Selon la Banque Mondiale, entre 2017-2018, la croissance économique comorienne tablait sur un taux de 3,7%, mais, pendant cette période, la pauvreté allait de mal en pis. Malgré cela, la Banque Centrale applaudit les mesures du gouvernement visant à revenir à la situation économique d’avant la crise sanitaire mondiale. « Par ailleurs, l’activité économique devrait se consolider en raison des effets attendus de différentes mesures de soutien à l’économie nationale par le gouvernement et les partenaires au développement. Dans ce contexte, le taux de croissance du PIB est projeté à 3,5% en 2022 contre une croissance de 2,2% en 2021, soit un gain de 1,3 point de pourcentage », rapporte-t-elle.
D’après les estimations de la Banque mondiale et celles de la Banque Centrale des Comores, la croissance peut revenir à la normale, c’est-à-dire au taux d’avant la pandémie, mais alors, c’est que la pauvreté n’aura pas reculé ou ne le sera que faiblement au regard des projets de constructions d’infrastructures que le gouvernement a envisagé et pour lesquels le financement dépend des recettes intérieures. Les dépenses d’investissement pourraient maintenir la cherté de la vie pour encore quelques années.
Aucune critique, aucune proposition pour le gouvernement
Malgré une balance commerciale déficitaire, la Banque Centrale n’ose remettre le pouvoir en cause. La note de conjoncture n’apporte aucune critique à l’égard du gouvernement ni ne propose d’hypothèses sur des axes de politique économique que le régime pourrait engager. Pourtant, la question de la balance commerciale est toujours problématique. On importe beaucoup plus que ce qu’on exporte. Même si cette situation d’importation massive arrange le gouvernement d’Azali, en ce sens que la fiscalité est sa poule aux œufs d’or, cette démarche favorise davantage la paupérisation des populations. Le chômage ne recule pas dans la mesure où on manque de pôles de production de biens et que nous avons des difficultés dans le secteur des services, qui constitue pour la Banque Mondiale un facteur de ralentissement pour la croissance économique.
Par ailleurs, les transferts de la diaspora demeurent un support majeur pour l’économie du pays.
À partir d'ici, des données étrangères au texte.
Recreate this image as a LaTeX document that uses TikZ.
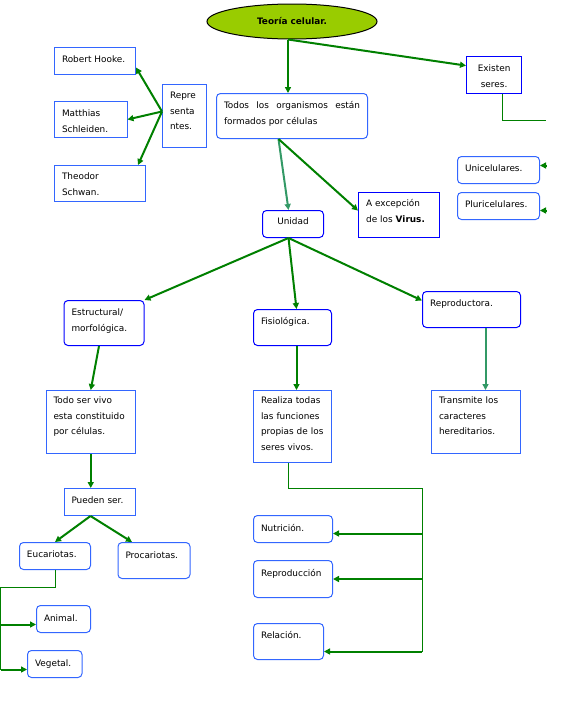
\documentclass[tikz,border=0pt]{standalone}
\usepackage{fontspec}
\setmainfont{DejaVu Sans}
\usetikzlibrary{arrows.meta, shapes.geometric, positioning}

\definecolor{linkgreen}{RGB}{0,128,0}
\definecolor{linkteal}{RGB}{51,153,102}
\definecolor{boxblue}{RGB}{51,102,255}
\definecolor{deepblue}{RGB}{0,0,255}
\definecolor{titlegreen}{RGB}{153,204,0}

\begin{document}
\begin{tikzpicture}[x=1pt, y=-1pt, >={Triangle[length=6pt,width=6pt]},
  box/.style={draw=boxblue, line width=1pt, anchor=north west, inner xsep=7.5pt, inner ysep=0pt,
    align=left, text height=15pt, font=\fontsize{8.9}{15.5}\selectfont},
  rbox/.style={box, rounded corners=4pt},
  link/.style={->, color=linkgreen, line width=2pt},
  tlink/.style={->, color=linkteal, line width=2pt},
  wire/.style={color=linkgreen, line width=1pt}]
\useasboundingbox (0,0) rectangle (570,720);

% title and first level
\node[ellipse, draw=black, line width=1pt, fill=titlegreen, minimum width=170pt, minimum height=35pt,
  font=\bfseries\fontsize{8.9}{10}\selectfont] (title) at (292,21.5) {Teoría celular.};
\node[rbox, text width=136pt, text depth=30pt, align=justify] (todos) at (216,93) {Todos los organismos están\linebreak formados por células};
\node[box, draw=deepblue, line width=1.2pt, text width=40pt, text depth=22pt, align=center] (existen) at (466,56) {Existen\\seres.};
\node[rbox, text width=67pt, text depth=12pt] (unicel) at (457,156) {Unicelulares.};
\node[rbox, text width=67pt, text depth=12pt] (pluricel) at (457,192) {Pluricelulares.};

% representantes
\node[box, text width=29pt, text height=14pt, text depth=49pt] (repre) at (162,84) {Repre\\senta\\ntes.};
\node[box, text width=66pt, text depth=12pt] (robert) at (54,47) {Robert Hooke.};
\node[box, text width=57.5pt, text depth=21pt] (matthias) at (54,101) {Matthias\\Schleiden.};
\node[box, text width=75.5pt, text height=14pt, text depth=22pt] (theodor) at (54,165) {Theodor\\Schwan.};

% unidad
\node[rbox, draw=deepblue, text width=46pt, text height=14pt, text depth=13pt, align=center] (unidad) at (262,210) {Unidad};
\node[box, draw=deepblue, line width=1.2pt, text width=66pt, text height=14pt, text depth=31pt] (excepcion) at (358,192) {A excepción\\de los \textbf{Virus.}};
\node[rbox, draw=deepblue, text width=65pt, text depth=30pt] (estructural) at (63.5,300) {Estructural/\\morfológica.};
\node[rbox, draw=deepblue, text width=63pt, text depth=21pt] (fisiologica) at (253,309) {Fisiológica.};
\node[rbox, draw=deepblue, text width=83pt, text depth=21pt] (reproductora) at (422,291) {Reproductora.};

% third level
\node[box, text width=74.5pt, text height=13pt, text depth=50pt] (todoser) at (45.5,390) {Todo ser vivo\\esta constituido\\por células.};
\node[box, text width=63pt, text height=13pt, text depth=59pt] (realiza) at (253,390) {Realiza todas\\las funciones\\propias de los\\seres vivos.};
\node[box, text width=74pt, text height=13pt, text depth=50pt] (transmite) at (431,390) {Transmite los\\caracteres\\hereditarios.};

% tipos de celulas
\node[box, text width=56pt, text depth=12pt] (pueden) at (63.5,488) {Pueden ser.};
\node[rbox, text width=56pt, text depth=12pt] (eucariotas) at (19,542) {Eucariotas.};
\node[rbox, text width=57pt, text height=16pt, text depth=20pt] (procariotas) at (117.5,542) {Procariotas.};
\node[rbox, text width=39pt, text height=16pt, text depth=11pt] (animal) at (36,605) {Animal.};
\node[rbox, text width=39.5pt, text height=16pt, text depth=11pt] (vegetal) at (27,650) {Vegetal.};

% funciones
\node[rbox, text width=64pt, text height=16pt, text depth=11pt] (nutricion) at (253,515) {Nutrición.};
\node[rbox, text width=64pt, text height=16pt, text depth=21pt] (reproduccion) at (253,560) {Reproducción};
\node[rbox, text width=55pt, text depth=21pt] (relacion) at (253,623) {Relación.};

% connectors
\draw[link] ([xshift=-4pt]title.south) -- ([xshift=-4pt]title.south |- todos.north);
\draw[link] ([xshift=-4pt]title.south) -- ([yshift=9.5pt]existen.west);

\draw[link] ([yshift=4.5pt]repre.west) -- ([yshift=-6.5pt]robert.east);
\draw[link] ([yshift=4.5pt]repre.west) -- (matthias.east);
\draw[link] ([yshift=4.5pt]repre.west) -- ([xshift=-7.5pt]theodor.north east);

\draw[tlink] ([xshift=-13.5pt]todos.south) -- ([xshift=-4.5pt]unidad.north);
\draw[link] ([xshift=-13.5pt]todos.south) -- ([yshift=4.5pt]excepcion.west);

\draw[link] ([xshift=-4.5pt]unidad.south) -- (estructural.north east);
\draw[link] ([xshift=-4.5pt]unidad.south) -- ([xshift=4pt]fisiologica.north);
\draw[link] ([xshift=-4.5pt]unidad.south) -- ([yshift=9pt]reproductora.west);

\draw[link] ([xshift=-5pt]estructural.south) -- (todoser.north);
\draw[link] ([xshift=4pt]fisiologica.south) -- ([xshift=4pt]fisiologica.south |- realiza.north);
\draw[tlink] ([xshift=14pt]reproductora.south) -- ([xshift=14pt]reproductora.south |- transmite.north);

\draw[link] (todoser.south) -- (todoser.south |- pueden.north);
\draw[link] ([xshift=-9pt]pueden.south) -- (eucariotas.north);
\draw[link] ([xshift=-9pt]pueden.south) -- ([xshift=-22pt]procariotas.north);

% eucariotas branch
\coordinate (euleft) at (0.5,587);
\coordinate (animalin) at ([yshift=-5.5pt]animal.west);
\coordinate (vegetalin) at ([yshift=-5.5pt]vegetal.west);
\draw[wire] (eucariotas.south) |- (euleft) -- (euleft |- vegetalin);
\draw[link] (euleft |- animalin) -- (animalin);
\draw[link] (euleft |- vegetalin) -- (vegetalin);

% funciones branch
\coordinate (funright) at (422,488);
\coordinate (nutin) at ([yshift=-4.5pt]nutricion.east);
\coordinate (repin) at (reproduccion.east);
\coordinate (relin) at ([yshift=-10pt]relacion.east);
\draw[wire] ([xshift=-4pt]realiza.south) |- (funright) -- (funright |- relin);
\draw[link] (funright |- nutin) -- (nutin);
\draw[link] (funright |- repin) -- (repin);
\draw[link] (funright |- relin) -- (relin);

% seres branch
\coordinate (seredge) at (546,120);
\coordinate (unin) at ([yshift=4.5pt]unicel.east);
\coordinate (pluin) at ([yshift=-4.5pt]pluricel.east);
\draw[wire] ([xshift=8.5pt]existen.south) |- (seredge);
\draw[link] (unin -| seredge) -- (unin);
\draw[link] (pluin -| seredge) -- (pluin);
\end{tikzpicture}
\end{document}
La manne financière qu’elle envoie constitue une importante source de devise permettant de combler le déséquilibre de notre balance commerciale. Même si la note de conjoncture affirme qu’à cause de ces transferts beaucoup de Comoriens ne travaillent pas, c’est-à-dire ne sont pas productifs économiquement, c’est quand même grâce à ces transferts que le milieu rural à Ngazidja est moins touché par la pauvreté que celui de Ndzuani, l’île de Ngazidja étant plus représentée dans la diaspora que Ndzuani.